■ What to work on ■
Skip the pictures. Set down, word for word, the lines from the start of the material up to and including the line with "89, 89, 90];".

-- start Extracted entries --

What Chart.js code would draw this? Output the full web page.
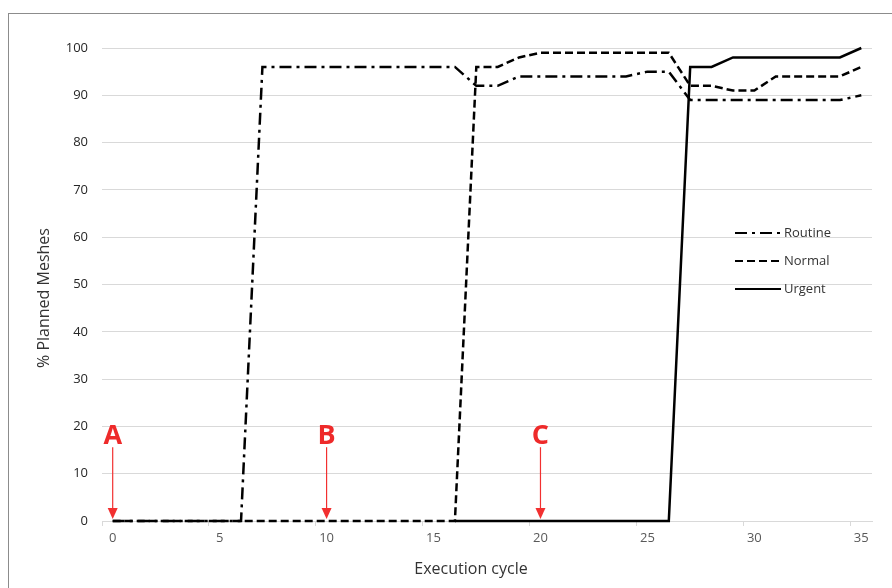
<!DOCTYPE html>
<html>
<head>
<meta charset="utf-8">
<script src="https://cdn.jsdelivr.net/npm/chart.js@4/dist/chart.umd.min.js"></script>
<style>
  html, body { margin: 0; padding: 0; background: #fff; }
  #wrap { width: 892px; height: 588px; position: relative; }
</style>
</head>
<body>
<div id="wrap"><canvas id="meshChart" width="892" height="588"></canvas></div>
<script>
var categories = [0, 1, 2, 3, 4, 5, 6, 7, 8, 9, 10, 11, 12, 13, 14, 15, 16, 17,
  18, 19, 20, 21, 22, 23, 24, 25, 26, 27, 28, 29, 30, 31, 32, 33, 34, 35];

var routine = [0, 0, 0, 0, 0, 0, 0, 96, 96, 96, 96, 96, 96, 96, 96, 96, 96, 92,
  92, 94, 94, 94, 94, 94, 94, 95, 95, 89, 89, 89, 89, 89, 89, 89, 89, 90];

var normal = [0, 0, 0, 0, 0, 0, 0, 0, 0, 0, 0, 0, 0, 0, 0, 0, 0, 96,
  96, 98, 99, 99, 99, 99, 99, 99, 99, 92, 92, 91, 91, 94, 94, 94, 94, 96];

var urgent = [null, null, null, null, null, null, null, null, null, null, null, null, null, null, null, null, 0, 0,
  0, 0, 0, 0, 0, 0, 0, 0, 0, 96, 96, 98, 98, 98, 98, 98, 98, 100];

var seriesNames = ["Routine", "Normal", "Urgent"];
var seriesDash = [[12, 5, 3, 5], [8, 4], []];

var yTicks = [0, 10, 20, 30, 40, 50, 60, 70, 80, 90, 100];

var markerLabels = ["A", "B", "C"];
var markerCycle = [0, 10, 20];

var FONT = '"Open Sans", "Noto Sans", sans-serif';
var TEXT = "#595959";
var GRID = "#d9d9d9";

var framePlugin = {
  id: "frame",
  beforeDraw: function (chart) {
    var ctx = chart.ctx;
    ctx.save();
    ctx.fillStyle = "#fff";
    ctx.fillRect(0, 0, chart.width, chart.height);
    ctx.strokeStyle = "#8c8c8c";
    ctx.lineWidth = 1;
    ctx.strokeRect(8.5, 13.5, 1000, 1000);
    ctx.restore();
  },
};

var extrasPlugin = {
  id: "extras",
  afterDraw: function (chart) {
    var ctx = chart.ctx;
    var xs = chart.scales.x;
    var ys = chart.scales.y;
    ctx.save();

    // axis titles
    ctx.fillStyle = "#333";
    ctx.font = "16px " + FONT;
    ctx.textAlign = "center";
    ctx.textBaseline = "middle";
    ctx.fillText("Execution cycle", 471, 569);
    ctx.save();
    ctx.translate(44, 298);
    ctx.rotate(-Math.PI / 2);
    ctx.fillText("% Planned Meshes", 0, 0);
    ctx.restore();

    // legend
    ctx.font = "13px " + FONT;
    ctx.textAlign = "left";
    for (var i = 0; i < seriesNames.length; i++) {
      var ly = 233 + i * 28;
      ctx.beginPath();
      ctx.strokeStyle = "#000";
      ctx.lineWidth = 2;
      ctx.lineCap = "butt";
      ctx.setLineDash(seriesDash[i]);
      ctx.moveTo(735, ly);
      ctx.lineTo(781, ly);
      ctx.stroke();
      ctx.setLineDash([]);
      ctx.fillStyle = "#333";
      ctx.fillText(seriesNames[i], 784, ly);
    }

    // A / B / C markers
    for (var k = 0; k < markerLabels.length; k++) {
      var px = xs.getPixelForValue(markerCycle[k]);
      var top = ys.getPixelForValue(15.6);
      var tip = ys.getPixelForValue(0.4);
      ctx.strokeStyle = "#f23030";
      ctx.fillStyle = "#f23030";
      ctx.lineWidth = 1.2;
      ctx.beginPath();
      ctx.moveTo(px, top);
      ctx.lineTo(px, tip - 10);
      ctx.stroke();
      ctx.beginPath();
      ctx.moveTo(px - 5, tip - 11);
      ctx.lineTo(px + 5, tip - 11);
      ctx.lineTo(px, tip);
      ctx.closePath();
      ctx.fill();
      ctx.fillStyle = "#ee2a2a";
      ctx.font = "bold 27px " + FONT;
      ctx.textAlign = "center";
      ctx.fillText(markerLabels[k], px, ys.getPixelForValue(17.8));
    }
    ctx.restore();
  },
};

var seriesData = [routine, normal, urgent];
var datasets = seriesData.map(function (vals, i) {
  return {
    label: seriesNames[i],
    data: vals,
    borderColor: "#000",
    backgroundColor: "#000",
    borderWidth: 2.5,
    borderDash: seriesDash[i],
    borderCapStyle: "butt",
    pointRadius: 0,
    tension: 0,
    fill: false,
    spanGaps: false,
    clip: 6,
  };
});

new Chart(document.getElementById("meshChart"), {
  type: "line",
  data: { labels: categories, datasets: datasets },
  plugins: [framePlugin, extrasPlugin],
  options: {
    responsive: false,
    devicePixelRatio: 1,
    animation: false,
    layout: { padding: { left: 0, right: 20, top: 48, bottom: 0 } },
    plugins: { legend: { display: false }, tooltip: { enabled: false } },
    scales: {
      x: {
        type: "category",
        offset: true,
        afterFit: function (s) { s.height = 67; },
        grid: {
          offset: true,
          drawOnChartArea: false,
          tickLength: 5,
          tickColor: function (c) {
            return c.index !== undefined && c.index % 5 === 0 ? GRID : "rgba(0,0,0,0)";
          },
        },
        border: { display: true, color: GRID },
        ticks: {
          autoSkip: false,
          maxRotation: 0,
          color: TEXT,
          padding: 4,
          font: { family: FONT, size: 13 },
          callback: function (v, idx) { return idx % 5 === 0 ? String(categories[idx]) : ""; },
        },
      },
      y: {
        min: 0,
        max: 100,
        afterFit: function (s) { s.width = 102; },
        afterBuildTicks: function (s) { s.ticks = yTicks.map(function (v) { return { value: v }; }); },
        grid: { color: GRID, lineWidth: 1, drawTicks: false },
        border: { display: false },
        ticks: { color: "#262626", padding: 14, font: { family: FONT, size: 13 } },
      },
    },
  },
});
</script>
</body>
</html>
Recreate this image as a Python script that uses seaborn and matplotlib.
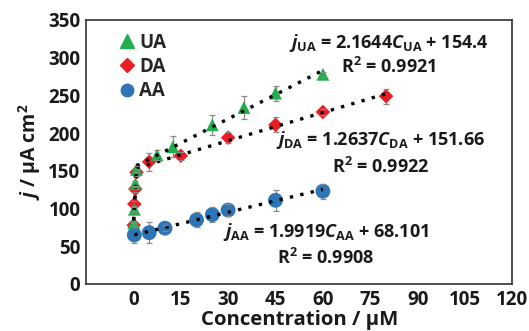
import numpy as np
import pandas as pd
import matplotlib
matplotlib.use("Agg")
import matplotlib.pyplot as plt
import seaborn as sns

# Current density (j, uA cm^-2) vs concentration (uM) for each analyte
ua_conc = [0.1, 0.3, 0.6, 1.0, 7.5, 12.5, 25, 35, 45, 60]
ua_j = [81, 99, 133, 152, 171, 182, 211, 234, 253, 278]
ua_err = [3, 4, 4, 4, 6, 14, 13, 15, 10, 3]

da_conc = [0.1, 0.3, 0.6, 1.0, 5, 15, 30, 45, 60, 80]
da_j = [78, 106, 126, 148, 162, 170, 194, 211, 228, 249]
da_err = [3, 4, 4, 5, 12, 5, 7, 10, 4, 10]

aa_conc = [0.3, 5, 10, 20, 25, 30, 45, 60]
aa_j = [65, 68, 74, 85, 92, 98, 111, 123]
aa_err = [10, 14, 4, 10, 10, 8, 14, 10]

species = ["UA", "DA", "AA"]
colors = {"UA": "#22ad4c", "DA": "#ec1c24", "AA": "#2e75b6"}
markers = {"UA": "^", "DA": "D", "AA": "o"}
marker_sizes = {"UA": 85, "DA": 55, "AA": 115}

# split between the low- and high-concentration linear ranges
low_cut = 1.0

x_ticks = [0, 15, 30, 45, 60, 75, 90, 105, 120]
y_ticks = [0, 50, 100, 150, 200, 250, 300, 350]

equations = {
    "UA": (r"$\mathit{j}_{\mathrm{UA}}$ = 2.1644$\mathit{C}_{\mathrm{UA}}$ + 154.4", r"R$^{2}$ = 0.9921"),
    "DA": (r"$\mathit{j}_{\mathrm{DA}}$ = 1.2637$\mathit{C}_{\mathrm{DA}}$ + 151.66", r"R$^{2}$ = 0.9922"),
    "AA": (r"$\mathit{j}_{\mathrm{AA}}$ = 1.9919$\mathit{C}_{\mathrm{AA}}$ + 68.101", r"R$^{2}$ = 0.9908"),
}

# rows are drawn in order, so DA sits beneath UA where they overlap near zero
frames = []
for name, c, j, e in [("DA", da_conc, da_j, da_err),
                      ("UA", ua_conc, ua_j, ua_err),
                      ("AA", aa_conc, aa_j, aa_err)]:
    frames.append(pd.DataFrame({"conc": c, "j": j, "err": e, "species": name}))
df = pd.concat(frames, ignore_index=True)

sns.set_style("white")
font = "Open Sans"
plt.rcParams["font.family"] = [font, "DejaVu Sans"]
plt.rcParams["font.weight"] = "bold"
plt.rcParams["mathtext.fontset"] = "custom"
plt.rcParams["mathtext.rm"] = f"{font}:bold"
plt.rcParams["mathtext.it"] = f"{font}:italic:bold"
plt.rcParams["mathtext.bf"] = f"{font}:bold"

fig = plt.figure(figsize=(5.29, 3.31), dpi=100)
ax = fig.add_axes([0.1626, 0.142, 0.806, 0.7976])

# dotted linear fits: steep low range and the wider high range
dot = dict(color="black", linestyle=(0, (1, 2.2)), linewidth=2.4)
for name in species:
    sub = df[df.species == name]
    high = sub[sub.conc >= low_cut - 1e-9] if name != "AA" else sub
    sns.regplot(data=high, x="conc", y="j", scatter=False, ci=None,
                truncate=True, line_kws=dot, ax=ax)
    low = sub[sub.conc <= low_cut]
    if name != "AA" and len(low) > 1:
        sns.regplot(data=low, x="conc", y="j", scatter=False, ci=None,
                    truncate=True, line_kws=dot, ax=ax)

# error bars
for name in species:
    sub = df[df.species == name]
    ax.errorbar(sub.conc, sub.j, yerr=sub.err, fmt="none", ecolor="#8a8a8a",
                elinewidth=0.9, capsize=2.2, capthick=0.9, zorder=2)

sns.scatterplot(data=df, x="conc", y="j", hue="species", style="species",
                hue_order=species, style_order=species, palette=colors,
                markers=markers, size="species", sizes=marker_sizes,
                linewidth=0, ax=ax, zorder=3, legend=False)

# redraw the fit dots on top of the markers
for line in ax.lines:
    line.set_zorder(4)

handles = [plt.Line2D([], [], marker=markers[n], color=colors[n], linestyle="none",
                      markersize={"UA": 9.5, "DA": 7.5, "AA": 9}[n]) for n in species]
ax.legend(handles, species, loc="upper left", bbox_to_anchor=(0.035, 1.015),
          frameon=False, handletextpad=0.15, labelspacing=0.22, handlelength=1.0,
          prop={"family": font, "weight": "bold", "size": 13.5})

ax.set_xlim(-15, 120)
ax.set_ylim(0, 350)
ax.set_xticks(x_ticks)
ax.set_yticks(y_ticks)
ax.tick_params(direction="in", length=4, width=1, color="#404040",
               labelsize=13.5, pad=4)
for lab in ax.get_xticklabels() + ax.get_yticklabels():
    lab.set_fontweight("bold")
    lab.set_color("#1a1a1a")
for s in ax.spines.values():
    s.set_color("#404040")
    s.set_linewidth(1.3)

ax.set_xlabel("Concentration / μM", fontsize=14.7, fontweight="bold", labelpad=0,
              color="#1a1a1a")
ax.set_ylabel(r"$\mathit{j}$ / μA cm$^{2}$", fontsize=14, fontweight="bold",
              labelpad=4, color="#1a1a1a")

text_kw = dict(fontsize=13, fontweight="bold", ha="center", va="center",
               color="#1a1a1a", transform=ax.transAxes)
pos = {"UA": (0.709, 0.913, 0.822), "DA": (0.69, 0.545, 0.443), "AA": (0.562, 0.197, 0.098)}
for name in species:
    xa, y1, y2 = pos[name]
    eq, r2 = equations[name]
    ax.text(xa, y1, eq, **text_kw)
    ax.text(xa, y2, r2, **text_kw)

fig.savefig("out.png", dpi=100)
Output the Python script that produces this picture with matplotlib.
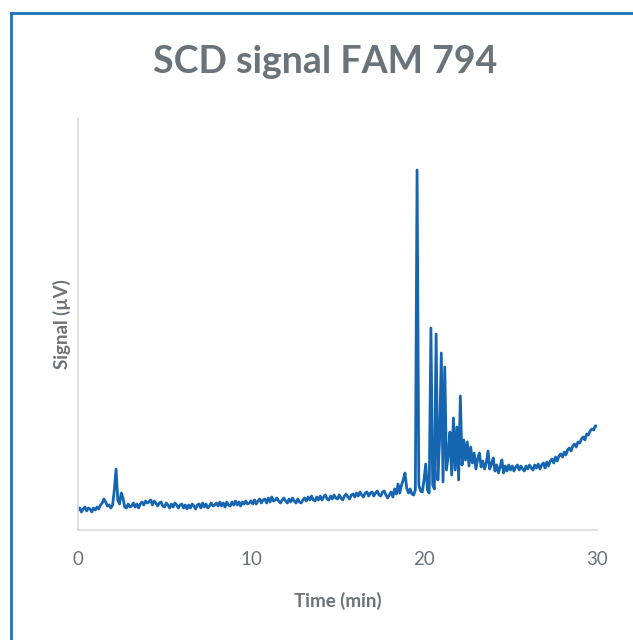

-- end Extracted entries --

■ Answer to the exercise ■
What Chart.js code would draw this? Output the full web page.
<!DOCTYPE html>
<html>
<head>
<meta charset="utf-8">
<script src="https://cdn.jsdelivr.net/npm/chart.js@4/dist/chart.umd.min.js"></script>
<style>
  html, body { margin: 0; padding: 0; background: #fff; }
  #wrap { width: 892px; height: 588px; position: relative; }
</style>
</head>
<body>
<div id="wrap"><canvas id="meshChart" width="892" height="588"></canvas></div>
<script>
var categories = [0, 1, 2, 3, 4, 5, 6, 7, 8, 9, 10, 11, 12, 13, 14, 15, 16, 17,
  18, 19, 20, 21, 22, 23, 24, 25, 26, 27, 28, 29, 30, 31, 32, 33, 34, 35];

var routine = [0, 0, 0, 0, 0, 0, 0, 96, 96, 96, 96, 96, 96, 96, 96, 96, 96, 92,
  92, 94, 94, 94, 94, 94, 94, 95, 95, 89, 89, 89, 89, 89, 89, 89, 89, 90];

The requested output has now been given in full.